MAPKs are a family of evolutionarily conserved proteins that play critical roles in transducing extracellular stimuli into intracellular responses [28]. This family consists of three major classes: the extracellular signal-regulated kinases (ERKs), the JNKs, and the p38 kinases. ERK is involved in adhesion, proliferation, and cell progression [43], JNK and p38 are involved in apoptosis [44]. Several studies have shown that JNK but not p38 or ERK1/2 was required for the LPS-induced expression of TNF-α mRNA [45, 46]. It was also reported that JNK is involved in LPS-induced NO production [8]. In the present work, it was suggested that JNK but not p38 is involved in the anti-inflammatory properties mediated by DEX. Additionally, other studies have suggested that SP600125 at 5–20 μM blocked part of IL-1β, IL-6, and COX-2 protein expressions [5, 6]. Thus, 10-μM SP600125 was chosen as the administered dosage to evaluate the role of JNK signaling pathway in DEX’s anti-inflammatory properties.

Our results demonstrate that LPS activated JNK and p38 MAPK pathways, inducing inflammatory responses.
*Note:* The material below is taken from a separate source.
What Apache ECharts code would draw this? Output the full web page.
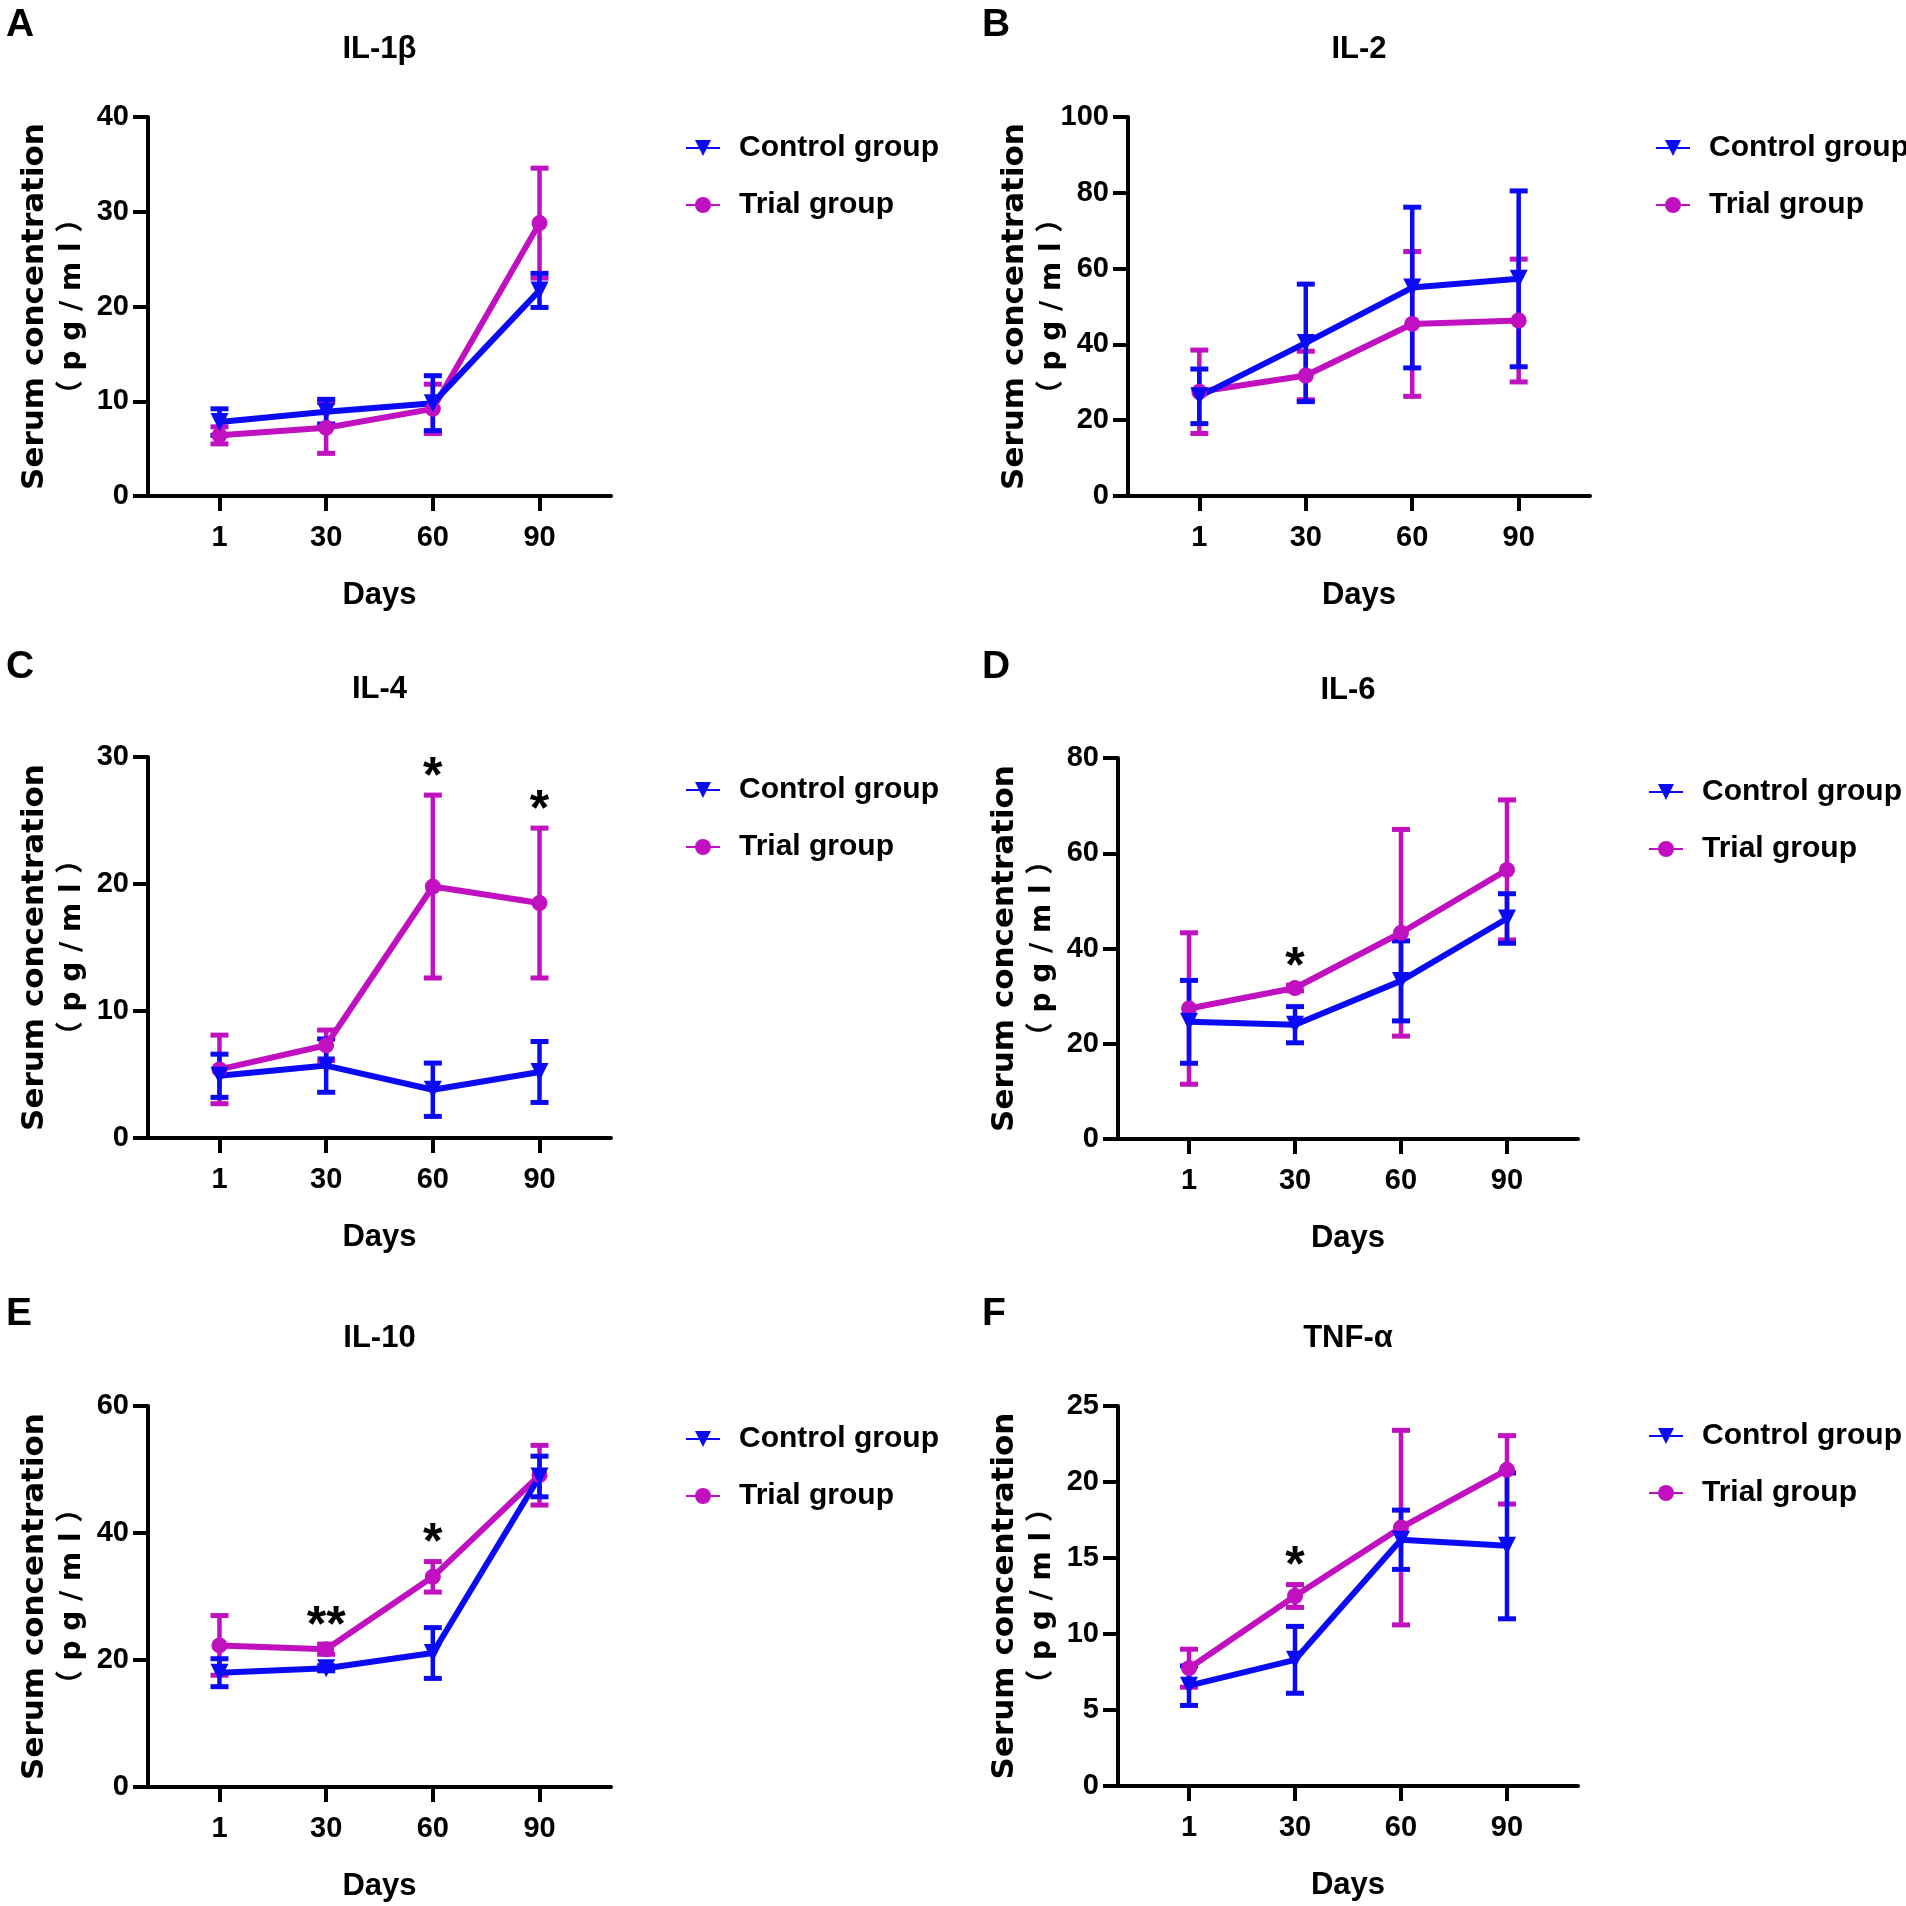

This process could be that LPS binded toll-like receptor 4(TLR-4) on the cell surface [47], activating phospho-JNK, leading to TNF-α and IL-6 mRNA synthesis. TLR4 was traditionally recognized as the primary receptor for LPS; upon activation, it was involved in both TNF-α and IL-6 releases induced by LPS in astrocytes [48].

DEX significantly inhibited JNK as well as LPS-induced inflammatory responses in primary astrocytes. As a highly selective α2-adrenoreceptor agonist, DEX binds α2-adrenoreceptors on the cell surface and signals a decrease in JNK activation. The decrease in JNK activation of DEX suppresses TNF-α and IL-6 synthesis and exerts anti-inflammatory effects. Our findings also indicate that DEX in combination with specific JNK inhibitor (SP600125) enhanced attenuation of LPS-induced TNF-α and IL-6 expressions in primary astrocytes, suggesting that JNK signaling cascade is a crucial mediator for LPS-induced TNF-α and IL-6 production.

In conclusion, our data show that the clinically relevant concentration of DEX attenuates TNF-α and IL-6 gene expressions in LPS-activated astrocytes and JNK pathway might play an important role in inflammatory or anti-inflammatory effects mediated by LPS or DEX, providing the potential target for the therapeutic effects of DEX for neuronal inflammatory reactions.